- The problem:
Reproduce the records. Keep every word exact and include no images.

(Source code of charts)
— START —
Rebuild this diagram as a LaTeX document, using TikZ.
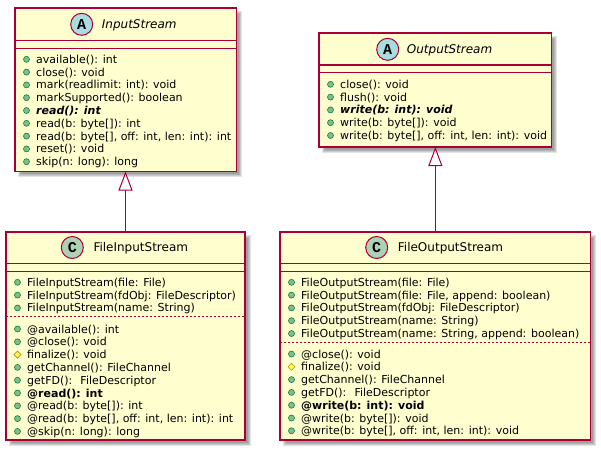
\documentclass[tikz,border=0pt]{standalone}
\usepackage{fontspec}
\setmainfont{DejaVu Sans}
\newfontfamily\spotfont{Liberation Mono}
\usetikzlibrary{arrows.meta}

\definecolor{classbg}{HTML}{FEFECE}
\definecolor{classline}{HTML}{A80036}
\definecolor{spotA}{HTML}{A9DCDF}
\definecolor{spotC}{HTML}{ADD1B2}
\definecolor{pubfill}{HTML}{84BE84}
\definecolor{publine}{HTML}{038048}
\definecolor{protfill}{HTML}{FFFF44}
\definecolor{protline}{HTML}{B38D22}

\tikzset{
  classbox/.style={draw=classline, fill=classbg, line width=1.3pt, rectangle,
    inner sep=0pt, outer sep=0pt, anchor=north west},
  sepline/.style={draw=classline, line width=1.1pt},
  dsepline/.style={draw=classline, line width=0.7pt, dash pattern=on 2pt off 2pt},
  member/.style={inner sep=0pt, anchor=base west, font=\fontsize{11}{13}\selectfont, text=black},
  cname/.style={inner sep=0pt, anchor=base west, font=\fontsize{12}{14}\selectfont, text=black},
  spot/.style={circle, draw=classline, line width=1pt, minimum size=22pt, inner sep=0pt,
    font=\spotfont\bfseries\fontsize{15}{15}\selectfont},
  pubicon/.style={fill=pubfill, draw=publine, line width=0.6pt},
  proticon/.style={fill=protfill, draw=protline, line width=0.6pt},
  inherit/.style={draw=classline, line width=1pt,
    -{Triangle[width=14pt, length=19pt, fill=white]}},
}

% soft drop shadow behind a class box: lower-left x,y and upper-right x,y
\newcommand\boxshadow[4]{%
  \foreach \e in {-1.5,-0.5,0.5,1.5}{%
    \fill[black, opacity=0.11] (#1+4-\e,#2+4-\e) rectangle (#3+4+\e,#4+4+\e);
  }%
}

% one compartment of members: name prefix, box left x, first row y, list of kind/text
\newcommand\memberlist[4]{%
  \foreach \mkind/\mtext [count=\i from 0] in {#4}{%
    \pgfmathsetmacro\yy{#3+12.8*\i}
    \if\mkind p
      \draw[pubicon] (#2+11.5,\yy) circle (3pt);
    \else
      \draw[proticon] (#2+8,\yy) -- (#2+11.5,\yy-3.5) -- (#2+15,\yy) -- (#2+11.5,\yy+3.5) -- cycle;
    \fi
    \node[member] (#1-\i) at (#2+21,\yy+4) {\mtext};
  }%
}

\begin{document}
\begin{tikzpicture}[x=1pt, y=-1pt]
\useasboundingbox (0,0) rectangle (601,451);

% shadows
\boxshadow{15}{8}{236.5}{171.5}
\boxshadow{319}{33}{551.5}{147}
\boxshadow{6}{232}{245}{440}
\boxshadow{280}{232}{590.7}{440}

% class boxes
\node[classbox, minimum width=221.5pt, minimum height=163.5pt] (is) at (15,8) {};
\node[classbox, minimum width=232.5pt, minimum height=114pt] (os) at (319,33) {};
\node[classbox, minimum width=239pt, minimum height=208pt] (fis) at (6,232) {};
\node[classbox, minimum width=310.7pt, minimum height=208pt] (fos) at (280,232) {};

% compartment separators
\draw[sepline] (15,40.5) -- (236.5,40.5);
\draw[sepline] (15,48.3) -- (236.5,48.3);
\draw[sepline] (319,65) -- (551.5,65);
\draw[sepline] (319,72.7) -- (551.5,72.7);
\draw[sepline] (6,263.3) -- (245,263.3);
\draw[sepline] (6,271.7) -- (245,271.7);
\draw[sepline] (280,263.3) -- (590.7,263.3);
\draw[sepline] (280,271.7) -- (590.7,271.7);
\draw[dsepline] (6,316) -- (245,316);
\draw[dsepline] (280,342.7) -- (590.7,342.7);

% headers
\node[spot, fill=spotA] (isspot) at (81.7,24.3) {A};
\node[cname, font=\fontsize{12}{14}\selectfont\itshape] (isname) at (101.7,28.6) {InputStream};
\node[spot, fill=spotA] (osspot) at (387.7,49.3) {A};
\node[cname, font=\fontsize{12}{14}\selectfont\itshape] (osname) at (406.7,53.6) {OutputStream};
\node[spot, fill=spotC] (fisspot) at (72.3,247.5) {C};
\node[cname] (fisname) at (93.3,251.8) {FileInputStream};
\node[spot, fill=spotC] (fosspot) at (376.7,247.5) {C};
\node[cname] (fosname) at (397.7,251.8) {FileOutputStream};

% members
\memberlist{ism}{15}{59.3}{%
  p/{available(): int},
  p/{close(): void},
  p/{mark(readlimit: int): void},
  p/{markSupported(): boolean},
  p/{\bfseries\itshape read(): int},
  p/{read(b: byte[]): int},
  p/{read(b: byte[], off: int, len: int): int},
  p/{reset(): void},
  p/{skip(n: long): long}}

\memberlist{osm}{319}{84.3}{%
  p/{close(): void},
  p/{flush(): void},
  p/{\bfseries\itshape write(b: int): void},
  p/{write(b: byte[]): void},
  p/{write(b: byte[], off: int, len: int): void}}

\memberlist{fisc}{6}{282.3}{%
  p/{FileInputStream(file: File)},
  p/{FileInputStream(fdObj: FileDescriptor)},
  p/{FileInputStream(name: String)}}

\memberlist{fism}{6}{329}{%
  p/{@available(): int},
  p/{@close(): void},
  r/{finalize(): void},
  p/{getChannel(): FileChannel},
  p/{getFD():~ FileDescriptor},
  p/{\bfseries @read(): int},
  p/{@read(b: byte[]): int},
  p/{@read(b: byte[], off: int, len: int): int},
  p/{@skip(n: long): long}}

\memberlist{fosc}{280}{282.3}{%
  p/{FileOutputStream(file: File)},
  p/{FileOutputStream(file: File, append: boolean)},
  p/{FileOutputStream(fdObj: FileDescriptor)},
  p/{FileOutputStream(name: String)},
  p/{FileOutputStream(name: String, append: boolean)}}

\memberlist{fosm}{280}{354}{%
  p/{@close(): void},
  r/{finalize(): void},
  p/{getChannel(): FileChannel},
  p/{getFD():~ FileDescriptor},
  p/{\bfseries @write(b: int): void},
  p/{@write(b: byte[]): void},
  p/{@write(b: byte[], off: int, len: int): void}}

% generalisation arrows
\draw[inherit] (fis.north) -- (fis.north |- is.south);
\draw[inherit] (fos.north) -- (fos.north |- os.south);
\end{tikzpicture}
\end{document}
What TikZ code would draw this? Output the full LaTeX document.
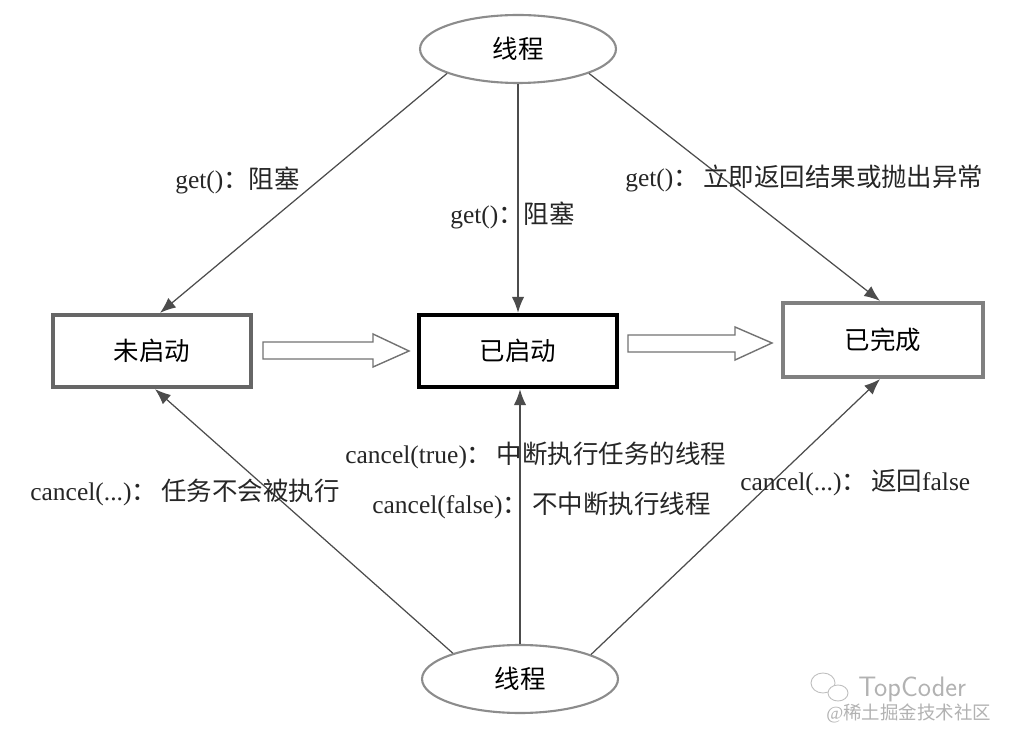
— END —
- Answer for this exercise:
Rebuild this diagram as a LaTeX document, using TikZ.
\documentclass[tikz,border=0pt]{standalone}
\usepackage{fontspec}
\setmainfont{DejaVu Sans}
\newfontfamily\spotfont{Liberation Mono}
\usetikzlibrary{arrows.meta}

\definecolor{classbg}{HTML}{FEFECE}
\definecolor{classline}{HTML}{A80036}
\definecolor{spotA}{HTML}{A9DCDF}
\definecolor{spotC}{HTML}{ADD1B2}
\definecolor{pubfill}{HTML}{84BE84}
\definecolor{publine}{HTML}{038048}
\definecolor{protfill}{HTML}{FFFF44}
\definecolor{protline}{HTML}{B38D22}

\tikzset{
  classbox/.style={draw=classline, fill=classbg, line width=1.3pt, rectangle,
    inner sep=0pt, outer sep=0pt, anchor=north west},
  sepline/.style={draw=classline, line width=1.1pt},
  dsepline/.style={draw=classline, line width=0.7pt, dash pattern=on 2pt off 2pt},
  member/.style={inner sep=0pt, anchor=base west, font=\fontsize{11}{13}\selectfont, text=black},
  cname/.style={inner sep=0pt, anchor=base west, font=\fontsize{12}{14}\selectfont, text=black},
  spot/.style={circle, draw=classline, line width=1pt, minimum size=22pt, inner sep=0pt,
    font=\spotfont\bfseries\fontsize{15}{15}\selectfont},
  pubicon/.style={fill=pubfill, draw=publine, line width=0.6pt},
  proticon/.style={fill=protfill, draw=protline, line width=0.6pt},
  inherit/.style={draw=classline, line width=1pt,
    -{Triangle[width=14pt, length=19pt, fill=white]}},
}

% soft drop shadow behind a class box: lower-left x,y and upper-right x,y
\newcommand\boxshadow[4]{%
  \foreach \e in {-1.5,-0.5,0.5,1.5}{%
    \fill[black, opacity=0.11] (#1+4-\e,#2+4-\e) rectangle (#3+4+\e,#4+4+\e);
  }%
}

% one compartment of members: name prefix, box left x, first row y, list of kind/text
\newcommand\memberlist[4]{%
  \foreach \mkind/\mtext [count=\i from 0] in {#4}{%
    \pgfmathsetmacro\yy{#3+12.8*\i}
    \if\mkind p
      \draw[pubicon] (#2+11.5,\yy) circle (3pt);
    \else
      \draw[proticon] (#2+8,\yy) -- (#2+11.5,\yy-3.5) -- (#2+15,\yy) -- (#2+11.5,\yy+3.5) -- cycle;
    \fi
    \node[member] (#1-\i) at (#2+21,\yy+4) {\mtext};
  }%
}

\begin{document}
\begin{tikzpicture}[x=1pt, y=-1pt]
\useasboundingbox (0,0) rectangle (601,451);

% shadows
\boxshadow{15}{8}{236.5}{171.5}
\boxshadow{319}{33}{551.5}{147}
\boxshadow{6}{232}{245}{440}
\boxshadow{280}{232}{590.7}{440}

% class boxes
\node[classbox, minimum width=221.5pt, minimum height=163.5pt] (is) at (15,8) {};
\node[classbox, minimum width=232.5pt, minimum height=114pt] (os) at (319,33) {};
\node[classbox, minimum width=239pt, minimum height=208pt] (fis) at (6,232) {};
\node[classbox, minimum width=310.7pt, minimum height=208pt] (fos) at (280,232) {};

% compartment separators
\draw[sepline] (15,40.5) -- (236.5,40.5);
\draw[sepline] (15,48.3) -- (236.5,48.3);
\draw[sepline] (319,65) -- (551.5,65);
\draw[sepline] (319,72.7) -- (551.5,72.7);
\draw[sepline] (6,263.3) -- (245,263.3);
\draw[sepline] (6,271.7) -- (245,271.7);
\draw[sepline] (280,263.3) -- (590.7,263.3);
\draw[sepline] (280,271.7) -- (590.7,271.7);
\draw[dsepline] (6,316) -- (245,316);
\draw[dsepline] (280,342.7) -- (590.7,342.7);

% headers
\node[spot, fill=spotA] (isspot) at (81.7,24.3) {A};
\node[cname, font=\fontsize{12}{14}\selectfont\itshape] (isname) at (101.7,28.6) {InputStream};
\node[spot, fill=spotA] (osspot) at (387.7,49.3) {A};
\node[cname, font=\fontsize{12}{14}\selectfont\itshape] (osname) at (406.7,53.6) {OutputStream};
\node[spot, fill=spotC] (fisspot) at (72.3,247.5) {C};
\node[cname] (fisname) at (93.3,251.8) {FileInputStream};
\node[spot, fill=spotC] (fosspot) at (376.7,247.5) {C};
\node[cname] (fosname) at (397.7,251.8) {FileOutputStream};

% members
\memberlist{ism}{15}{59.3}{%
  p/{available(): int},
  p/{close(): void},
  p/{mark(readlimit: int): void},
  p/{markSupported(): boolean},
  p/{\bfseries\itshape read(): int},
  p/{read(b: byte[]): int},
  p/{read(b: byte[], off: int, len: int): int},
  p/{reset(): void},
  p/{skip(n: long): long}}

\memberlist{osm}{319}{84.3}{%
  p/{close(): void},
  p/{flush(): void},
  p/{\bfseries\itshape write(b: int): void},
  p/{write(b: byte[]): void},
  p/{write(b: byte[], off: int, len: int): void}}

\memberlist{fisc}{6}{282.3}{%
  p/{FileInputStream(file: File)},
  p/{FileInputStream(fdObj: FileDescriptor)},
  p/{FileInputStream(name: String)}}

\memberlist{fism}{6}{329}{%
  p/{@available(): int},
  p/{@close(): void},
  r/{finalize(): void},
  p/{getChannel(): FileChannel},
  p/{getFD():~ FileDescriptor},
  p/{\bfseries @read(): int},
  p/{@read(b: byte[]): int},
  p/{@read(b: byte[], off: int, len: int): int},
  p/{@skip(n: long): long}}

\memberlist{fosc}{280}{282.3}{%
  p/{FileOutputStream(file: File)},
  p/{FileOutputStream(file: File, append: boolean)},
  p/{FileOutputStream(fdObj: FileDescriptor)},
  p/{FileOutputStream(name: String)},
  p/{FileOutputStream(name: String, append: boolean)}}

\memberlist{fosm}{280}{354}{%
  p/{@close(): void},
  r/{finalize(): void},
  p/{getChannel(): FileChannel},
  p/{getFD():~ FileDescriptor},
  p/{\bfseries @write(b: int): void},
  p/{@write(b: byte[]): void},
  p/{@write(b: byte[], off: int, len: int): void}}

% generalisation arrows
\draw[inherit] (fis.north) -- (fis.north |- is.south);
\draw[inherit] (fos.north) -- (fos.north |- os.south);
\end{tikzpicture}
\end{document}
What TikZ code would draw this? Output the full LaTeX document.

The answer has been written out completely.